11 Feb 2014
A distributed approach to Data Quality may result in better data outcomes
A recent news article on Information-Management.com suggested a link between inaccurate data and “lack of a centralized approach.”
But I’m not sure that “lack of centralization” is the underlying issue here; I’d suggest the challenge is generally more down to “lack of a structured approach”, and as I covered in my blog post “To Centralise or not to Centralise, that is the Question”, there are organizational cultures that don’t respond well (or won’t work at all) to a centralized approach to data governance.
When you then extend this to the more operational delivery processes of Data Quality Management, I’d go so far as to suggest that a distributed and end-user oriented approach to managing data quality is actually desirable, for several reasons:
* Many organisations just haven’t given data quality due consideration, and the impacts can be significant, but often hidden.

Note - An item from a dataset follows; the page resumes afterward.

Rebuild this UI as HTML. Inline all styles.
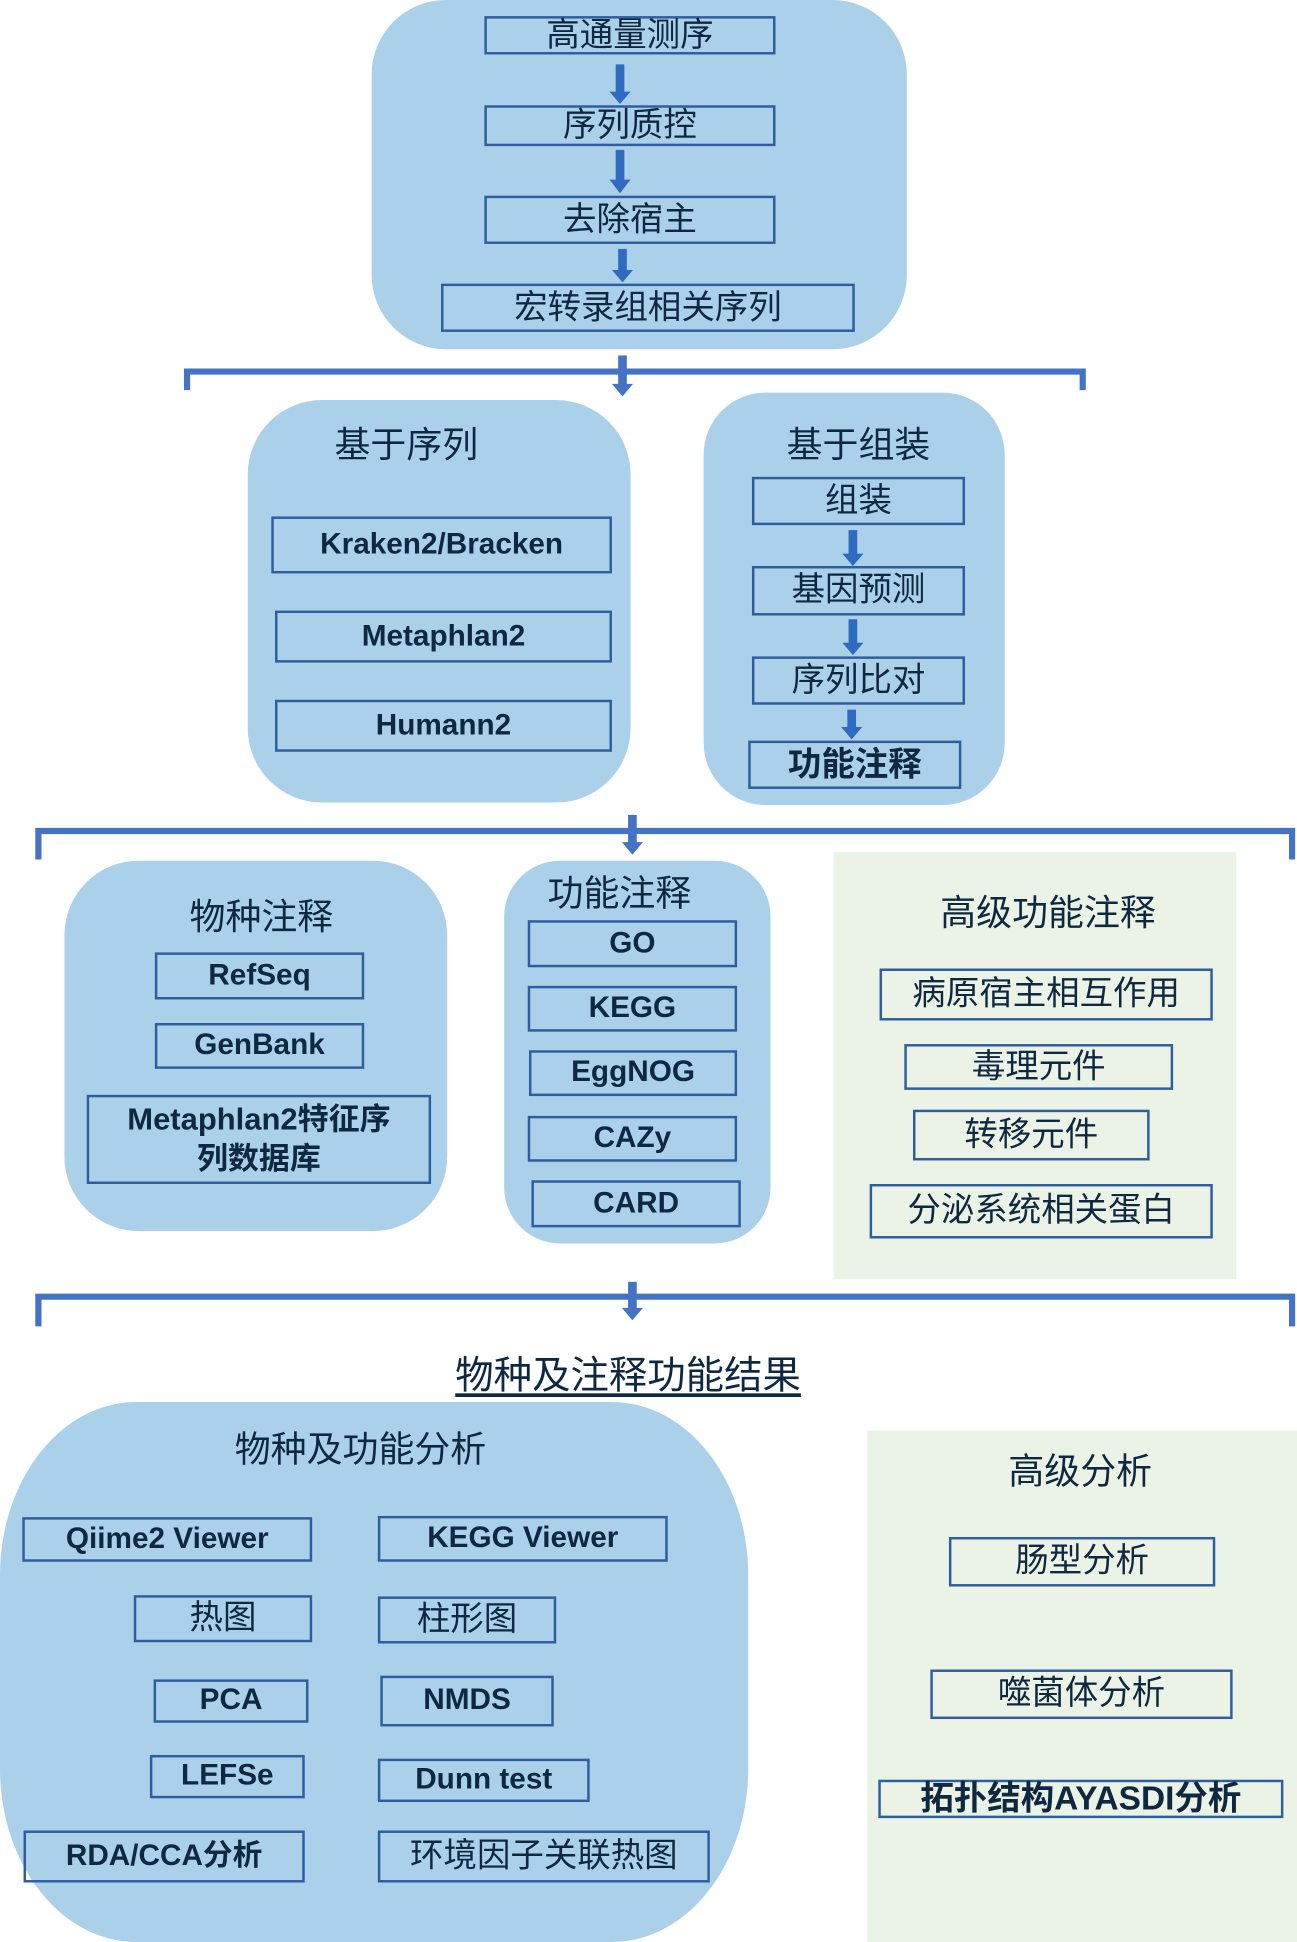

* Empowering users to thinks about and act upon data challenges can become a catalyst for a more structured, enterprise wide approach.
* By managing data quality issues locally, knowledge and expertise is maintained as close to point-of-use as possible.
* In environments where funding is hard to come by or where there isn’t appetite to establish critical mass for data quality activity, progress can still be made and value can still be delivered
I also observe two trends in business, that have been consistent in the twenty-plus years that I’ve been working, which are contributing to make a centralised delivery of data outcomes ever-more difficult:
1) Human activity has become more and more complex. We’re living in a mobile, connected, graphical, multi-tasking, object-oriented, cloud-serviced world, and the rate at which we’re collecting data is showing no sign of abatement. It may well be that our data just isn’t “controllable” in the classic sense any more, and that what’s really needed is mindfulness. (I examined this in my post “Opening Pandora’s Box“)
2) Left to their own devices, business systems and processes will tend to decay towards a chaotic state over time, and it is management’s role to keep injecting focus and energy into the organisation. If this effort can be spread broadly across the organisation, then there is an overall cultural change towards better data. (I covered aspects of this in my post “Business Entropy – Bringing Order to the Chaos“)
Add the long-standing preoccupation that management consultants have with mapping “Business Process” rather than mapping “Business Data” and you end up in the situation that data does not get nearly enough attention. (And once attention IS payed, then the skills and capabilities to do something about it are often lacking).
Change the culture, change the result – that doesn’t require centralisation to make it happen.